C.3 Multivariate Classification Flashcards
Advantages and disadvantage of univariate analysis
Advantages: Simple to calculate and intuitive
Disadvantage: It doesn’t properly account for the impact
of correlated variables. This is of key importance as many
variables in insurance are correlated.
Three reasons GLMs have grown in popularity
- Increased computing power
- Better data availability
- Competitive pressure
Benefits of multivariate methods (particularly GLMs)
- They properly adjust for exposure correlations between
rating variables. - They attempt to focus on the “signal” in the data (systematic effects) and ignore the “noise” (unsystematic effects).
- They provide statistical diagnostics (e.g., confidence
intervals). - They allow for the consideration of interactions between rating variables.
Advantage and disadvantages of Minimum Bias
procedures
Advantage: They properly adjust for exposure correlation.
Disadvantages: They do not provide ways to test for
whether variables are statistically significant and they are
computationally inefficient.
Describe Sequential Analysis
To perform the analysis, first you perform a standard
univariate analysis to obtain indicated relativities for a single variable. Next, you perform the Adjusted Pure Premium Approach to obtain indicated relativities for a second variable, based on adjusting exposures as a result of the prior variable’s selected relativities. You then repeat the Adjusted Pure Premium Approach for all remaining variables, having adjusted for all prior variables at each step. Only one pass through the variables is done, and the method is not iterative.
While this method does deal with exposure correlation, the main criticism is that it doesn’t have a closed-form solution, meaning that the results change based on the order of variables that are chosen.
Some important steps in solving GLMs
Compiling a dataset with enough data for modeling, selecting a link function, specifying the distribution of the underlying random process, and using maximum likelihood to calculate the parameters of the model.
Why GLMs are usually run on frequency and severity
instead of loss ratios
There is no need to on-level premiums at the granular level, actuaries have a priori expectations of frequency and severity patterns but not loss ratio patterns, loss ratio models become obsolete when rates are changed, and there is no standard distribution for modeling loss ratios.

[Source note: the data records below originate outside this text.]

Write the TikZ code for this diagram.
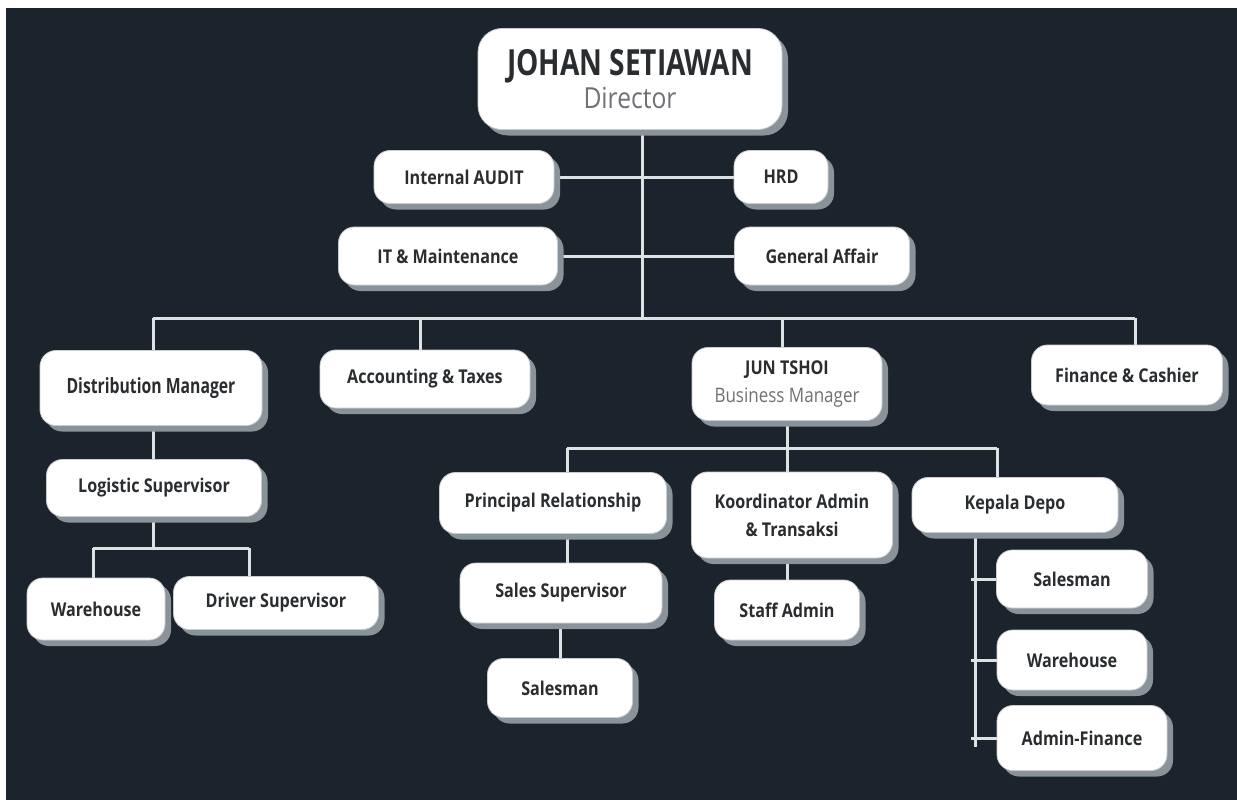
\documentclass[tikz,border=0pt]{standalone}
\usepackage{fontspec}
\usetikzlibrary{shadows}
\newfontfamily\lab[FakeStretch=0.85]{Open Sans}
\newfontfamily\labt[FakeStretch=0.78]{Open Sans}
\newfontfamily\labc[FakeStretch=0.75]{Open Sans}
\definecolor{bgdark}{HTML}{1B242C}
\definecolor{shadowc}{HTML}{8A939A}
\definecolor{txt}{HTML}{2A2D30}
\definecolor{subt}{HTML}{6E7276}
\definecolor{linec}{HTML}{DDE2E5}
\definecolor{edgec}{HTML}{C8CDD1}
\newcommand{\fsz}[2]{\fontsize{#1}{#2}\selectfont}
\pgfdeclarelayer{back}
\pgfdeclarelayer{lines}
\pgfsetlayers{back,lines,main}
\tikzset{
  orgbox/.style={rounded corners=16pt, fill=white, draw=edgec, line width=0.8pt,
    text=txt, align=center, inner sep=0pt, font=\lab\bfseries\fsz{19}{28},
    drop shadow={shadow xshift=6pt, shadow yshift=-6pt, fill=shadowc, opacity=1}},
  conn/.style={draw=linec, line width=3pt},
}
\begin{document}
\begin{tikzpicture}[x=1pt,y=-1pt]
\useasboundingbox (0,0) rectangle (1237,800);
\begin{pgfonlayer}{back}
\fill[white] (0,0) rectangle (1237,800);
\fill[bgdark] (6,8) rectangle (1237,800);
\end{pgfonlayer}

% nodes
\node[orgbox, minimum width=304pt, minimum height=101pt, rounded corners=24pt] (dir) at (630,79)
  {{\labt\bfseries\fsz{36}{40}JOHAN SETIAWAN}\\[3pt]{\lab\mdseries\color{subt}\fsz{29}{34}Director}};
\node[orgbox, minimum width=180pt, minimum height=53pt] (audit) at (464,177) {Internal AUDIT};
\node[orgbox, minimum width=94pt, minimum height=53pt] (hrd) at (781,177) {HRD};
\node[orgbox, minimum width=219pt, minimum height=58pt] (itm) at (448,256) {IT \& Maintenance};
\node[orgbox, minimum width=175pt, minimum height=58pt] (ga) at (822,256) {General Affair};

\node[orgbox, minimum width=222pt, minimum height=75pt, font=\labc\bfseries\fsz{21}{28}] (dm) at (151,388) {Distribution Manager};
\node[orgbox, minimum width=210pt, minimum height=58pt] (acc) at (425,379) {Accounting \& Taxes};
\node[orgbox, minimum width=190pt, minimum height=73pt] (jun) at (787,384)
  {JUN TSHOI\\{\mdseries\color{subt}\fsz{20}{28}Business Manager}};
\node[orgbox, minimum width=191pt, minimum height=60pt] (fin) at (1127,375) {Finance \& Cashier};

\node[orgbox, minimum width=215pt, minimum height=57pt] (ls) at (154,488) {Logistic Supervisor};
\node[orgbox, minimum width=138pt, minimum height=62pt] (wh1) at (96,609) {Warehouse};
\node[orgbox, minimum width=205pt, minimum height=53pt] (ds) at (276,603) {Driver Supervisor};

\node[orgbox, minimum width=227pt, minimum height=61pt] (pr) at (553,503) {Principal Relationship};
\node[orgbox, minimum width=201pt, minimum height=86pt] (ka) at (792,515) {Koordinator Admin\\\& Transaksi};
\node[orgbox, minimum width=206pt, minimum height=55pt] (kd) at (1015,505) {Kepala Depo};

\node[orgbox, minimum width=202pt, minimum height=60pt] (ss) at (561,593) {Sales Supervisor};
\node[orgbox, minimum width=145pt, minimum height=59pt] (sm1) at (560,688) {Salesman};
\node[orgbox, minimum width=145pt, minimum height=60pt] (sa) at (787,610) {Staff Admin};

\node[orgbox, minimum width=151pt, minimum height=58pt] (sm2) at (1072,579) {Salesman};
\node[orgbox, minimum width=150pt, minimum height=60pt] (wh2) at (1072,660) {Warehouse};
\node[orgbox, minimum width=170pt, minimum height=65pt] (af) at (1082,738) {Admin-Finance};

% bus coordinates
\coordinate (b0) at (642,318);
\coordinate (b1) at (153,318);
\coordinate (b2) at (420,318);
\coordinate (b3) at (782,318);
\coordinate (b4) at (1135,318);
\coordinate (l0) at (153,548);
\coordinate (l1) at (93,548);
\coordinate (l2) at (249,548);
\coordinate (j0) at (787,448);
\coordinate (j1) at (567,448);
\coordinate (j3) at (997,448);
\coordinate (kv) at (975,533);
\coordinate (kvb) at (975,747);

\begin{pgfonlayer}{lines}
\draw[conn] (dir.south -| b0) -- (b0);
\draw[conn] (audit.east) -- (hrd.west);
\draw[conn] (itm.east) -- (ga.west);
\draw[conn] (b1) -- (b4);
\draw[conn] (b1) -- (dm.north -| b1);
\draw[conn] (b2) -- (acc.north -| b2);
\draw[conn] (b3) -- (jun.north -| b3);
\draw[conn] (b4) -- (fin.north -| b4);
% distribution branch
\draw[conn] (dm.south -| l0) -- (ls.north -| l0);
\draw[conn] (ls.south -| l0) -- (l0);
\draw[conn] (l1) -- (l2);
\draw[conn] (l1) -- (wh1.north -| l1);
\draw[conn] (l2) -- (ds.north -| l2);
% business branch
\draw[conn] (jun.south -| j0) -- (j0);
\draw[conn] (j1) -- (j3);
\draw[conn] (j1) -- (pr.north -| j1);
\draw[conn] (j0) -- (ka.north -| j0);
\draw[conn] (j3) -- (kd.north -| j3);
\draw[conn] (pr.south -| j1) -- (ss.north -| j1);
\draw[conn] (ss.south -| sm1) -- (sm1.north);
\draw[conn] (ka.south -| sa) -- (sa.north);
% kepala depo
\draw[conn] (kd.south -| kv) -- (kvb);
\draw[conn] ([xshift=-4pt]kv |- sm2.west) -- (sm2.west);
\draw[conn] ([xshift=-4pt]kv |- wh2.west) -- (wh2.west);
\draw[conn] ([xshift=-4pt]kv |- af.west) -- (af.west);
\end{pgfonlayer}
\end{tikzpicture}
\end{document}
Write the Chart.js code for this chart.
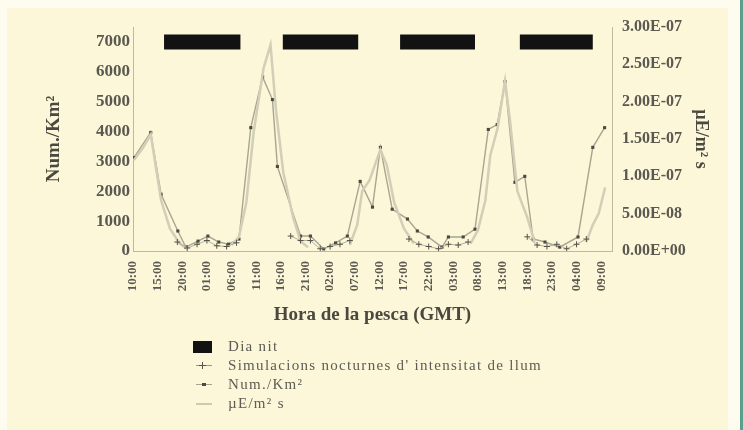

Some common GLM diagnostic tests
-Looking at standard errors (confidence intervals) around
estimates.
-Using Chi-Square tests, F-tests, and other deviance tests to choose between competing models with different variables.
-Running the model on separate consecutive time periods of data to see if the estimated parameters are consistent over time.
-Building the model on 1 subset of historical data, and then comparing the model’s predictions with the actual results on a second subset of historical data (known as a holdout sample). This can identify whether the model is over-fitting or under-fitting the original dataset.
-Judgmentally deciding whether the results seem
reasonable.
How actuaries can play a key role in using GLMs
-Obtaining reliable data for use in modeling (i.e., GIGO:
Garbage In, Garbage Out).
-Exploring anomalous results in the GLM with additional
analysis.
-Considering model results from both a statistical and
business perspective.
-Developing appropriate methods to communicate the
model results based on the company’s ratemaking
objectives.
Common types of external data used in GLMs
-Geo-demographic information: such as population density
-Weather data: such as average rainfall or number of days below freezing
-Property characteristics: such as square footage or quality of the local fire department
-Information about insured individuals or businesses: such as credit scores
Some data mining techniques
-Factor Analysis: A technique to reduce the number of
variables needed in a classification ratemaking analysis. An example is the symbol variable in auto insurance.
-Cluster Analysis: A method to combine similar risks into
groups. An example is creating territories using zip codes.
-CART: Stands for Classification and Regression Trees. This can build a set of if-then rules for use in classification.
-MARS: Stands for Multivariate Adaptive Regression
Spline. This helps turn continuous variables into categorical variables.
-Neural Networks: Methods by which training algorithms
are given a set of data and identify any patterns. This
can help identify previously unknown interactions between variables.